Social Security’s Woes Are Worse Than You Think
While the Romney and Obama camps have made increasingly bitter accusations about each other’s plans for Medicare, a bipartisan consensus on entitlements has emerged in the past few years. Too bad that consensus is wrong.
On both left and right, the politicians and the experts are saying the U.S. needs to fix Medicare -- and have made fixing Social Security an afterthought. President Barack Obama has signed changes to Medicare into law, but has done nothing about Social Security. For two years in a row, Republicans in Congress have supported budgets that rein in the growth of Medicare spending but leave Social Security alone. Expect to hear a lot more about Medicare than Social Security at the Republican convention this week.
The main reason Medicare is getting more attention is that in the long run, it has much higher costs than Social Security. That’s why it’s often described, accurately, as the driver of America’s long-term debt problem.
The Social Security gap looks small, though, only in relation to Medicare. On any other scale, it’s pretty big. The 1983 deal to fix Social Security is often held up as a model of bipartisan achievement, with the implication that it just needs to be replicated to fill the gap: No big deal. Charles Blahous, a Social Security trustee and the author of a recent book on the program, points out that this model is actually pretty discouraging.
Twice as Large
In 1983, the financing gap over the next 75 years amounted to 1.8 percent of payroll. Blahous estimates that the gap today, measured using the same standards as in 1983, is 3.5 percent: almost double what it was then. And every year that passes without action, that number gets bigger. Do we think today’s politicians are prepared to solve twice as large a problem as their predecessors did?
Right now, we spend more money on Social Security than on Medicare, and that will remain the case for a while. The programs’ trustees project that by 2035 Social Security will consume 6.4 percent of the economy and Medicare 5.7 percent. The Medicare projection may be optimistic about recent attempts to impose cost controls, but we shouldn’t expect Medicare to become vastly larger than Social Security in the next two decades. After that point, Social Security costs start going down as demographics play out while Medicare becomes a vastly larger problem.
But our finances will be in what’s technically called a world of hurt before Social Security costs peak. Under current projections by the Congressional Budget Office, by 2025 public debt will have reached 106 percent of gross domestic product. By 2035, it will have reached 181 percent. What would happen after that point is an academic question: We can’t allow ourselves to get there.

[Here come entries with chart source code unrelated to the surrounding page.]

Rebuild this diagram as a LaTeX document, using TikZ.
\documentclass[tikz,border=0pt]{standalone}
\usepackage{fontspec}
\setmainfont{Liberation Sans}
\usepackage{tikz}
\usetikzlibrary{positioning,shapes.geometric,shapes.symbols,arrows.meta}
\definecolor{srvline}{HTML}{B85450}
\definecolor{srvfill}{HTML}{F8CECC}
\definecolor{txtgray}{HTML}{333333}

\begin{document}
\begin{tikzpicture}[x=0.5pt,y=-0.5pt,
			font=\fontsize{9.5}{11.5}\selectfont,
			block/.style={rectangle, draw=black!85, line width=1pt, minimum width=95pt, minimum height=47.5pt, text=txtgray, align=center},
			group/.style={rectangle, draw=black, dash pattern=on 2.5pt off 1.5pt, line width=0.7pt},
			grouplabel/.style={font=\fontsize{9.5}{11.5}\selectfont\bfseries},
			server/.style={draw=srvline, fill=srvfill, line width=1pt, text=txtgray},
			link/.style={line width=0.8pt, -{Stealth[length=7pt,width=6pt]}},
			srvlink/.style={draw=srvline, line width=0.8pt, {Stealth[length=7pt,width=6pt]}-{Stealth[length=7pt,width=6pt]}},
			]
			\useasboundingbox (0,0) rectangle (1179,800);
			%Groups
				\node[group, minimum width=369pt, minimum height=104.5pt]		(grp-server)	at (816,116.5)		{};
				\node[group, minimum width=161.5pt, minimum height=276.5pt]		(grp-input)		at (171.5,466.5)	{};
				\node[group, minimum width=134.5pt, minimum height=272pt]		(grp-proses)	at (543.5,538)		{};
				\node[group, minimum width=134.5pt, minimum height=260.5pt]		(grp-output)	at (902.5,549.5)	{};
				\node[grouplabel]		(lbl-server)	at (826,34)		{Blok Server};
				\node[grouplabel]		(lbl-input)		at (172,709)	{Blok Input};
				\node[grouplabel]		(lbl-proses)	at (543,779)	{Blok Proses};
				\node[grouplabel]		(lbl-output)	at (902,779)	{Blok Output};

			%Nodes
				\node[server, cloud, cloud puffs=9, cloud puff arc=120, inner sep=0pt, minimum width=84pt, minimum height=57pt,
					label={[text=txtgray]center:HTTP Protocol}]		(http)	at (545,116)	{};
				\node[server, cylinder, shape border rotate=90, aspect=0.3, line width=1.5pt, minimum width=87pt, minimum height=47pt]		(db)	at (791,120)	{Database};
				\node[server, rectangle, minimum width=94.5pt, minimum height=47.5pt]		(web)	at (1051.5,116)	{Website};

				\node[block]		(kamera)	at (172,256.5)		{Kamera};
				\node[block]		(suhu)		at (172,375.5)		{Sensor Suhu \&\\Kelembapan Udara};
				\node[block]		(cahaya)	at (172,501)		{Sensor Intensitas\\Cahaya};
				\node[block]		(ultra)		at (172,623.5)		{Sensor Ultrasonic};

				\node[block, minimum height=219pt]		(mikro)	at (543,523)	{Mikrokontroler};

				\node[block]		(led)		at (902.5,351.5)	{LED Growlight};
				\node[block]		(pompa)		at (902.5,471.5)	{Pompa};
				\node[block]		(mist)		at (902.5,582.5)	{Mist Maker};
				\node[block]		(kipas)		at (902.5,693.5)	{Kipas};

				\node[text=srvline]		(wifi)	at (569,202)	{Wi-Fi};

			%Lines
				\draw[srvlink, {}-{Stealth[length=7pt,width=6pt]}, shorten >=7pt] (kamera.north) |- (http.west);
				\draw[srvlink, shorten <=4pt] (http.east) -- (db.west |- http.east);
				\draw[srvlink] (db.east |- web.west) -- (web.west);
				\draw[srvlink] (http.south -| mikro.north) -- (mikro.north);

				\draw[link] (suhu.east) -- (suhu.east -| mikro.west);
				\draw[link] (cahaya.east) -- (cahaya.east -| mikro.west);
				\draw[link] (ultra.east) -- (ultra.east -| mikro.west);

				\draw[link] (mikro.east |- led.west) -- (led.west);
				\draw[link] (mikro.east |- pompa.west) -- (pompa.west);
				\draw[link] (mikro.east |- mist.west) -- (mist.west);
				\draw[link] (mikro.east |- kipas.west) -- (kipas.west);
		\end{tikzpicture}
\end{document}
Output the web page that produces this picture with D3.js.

We need to fix both programs. If anything, it’s Social Security that ought to be saved first because it’s the more urgent near-term problem. Some of the steps we can take to make the program solvent, moreover, would improve Medicare’s finances, too. Raising the retirement age, for example, would encourage people to work longer and thus pay more taxes into both programs.
Perhaps even more important, we have a better sense of how to restrain the growth of Social Security than of Medicare.
One promising option is to reduce the growth of Social Security benefit levels, especially for high earners. The program could be reformed so that high earners who retire in 2040 receive the same benefit level that high earners who retire in 2020 will -- with an adjustment for inflation, but nothing more. Under the program as it stands now, those future retirees will get a bigger benefit.
Benefit levels for people in the middle of the income spectrum, meanwhile, could be set so that they more than keep up with inflation but don’t rise as much as currently scheduled.
It’s easy to attack this sort of proposal. In the past, opponents have said, for example, that it would be a draconian 40 percent cut in benefits for high earners. That’s true, when the proposal is compared with the benefit levels that the law has scheduled but hasn’t figured out how to pay for. Compared with today’s benefit levels, though, it’s not a cut at all.
Democrats will prefer to raise taxes, especially on high earners, to let benefits grow faster. The drawback to this approach is that higher payroll taxes, the CBO has found, discourage people from working and saving. We would be taking a hit to economic growth for a purpose -- boosting benefit levels for relatively well-off seniors -- that shouldn’t be a high social priority. It seems perverse to raise taxes on high earners to finance higher benefits for them.
Just to have that argument over taxes and benefit levels would be progress. One way or the other, we need to get Social Security’s finances in order, instead of acting as though there’s no problem to be solved.
(Ramesh Ponnuru is a Bloomberg View columnist and a senior editor at National Review. The opinions expressed are his own.)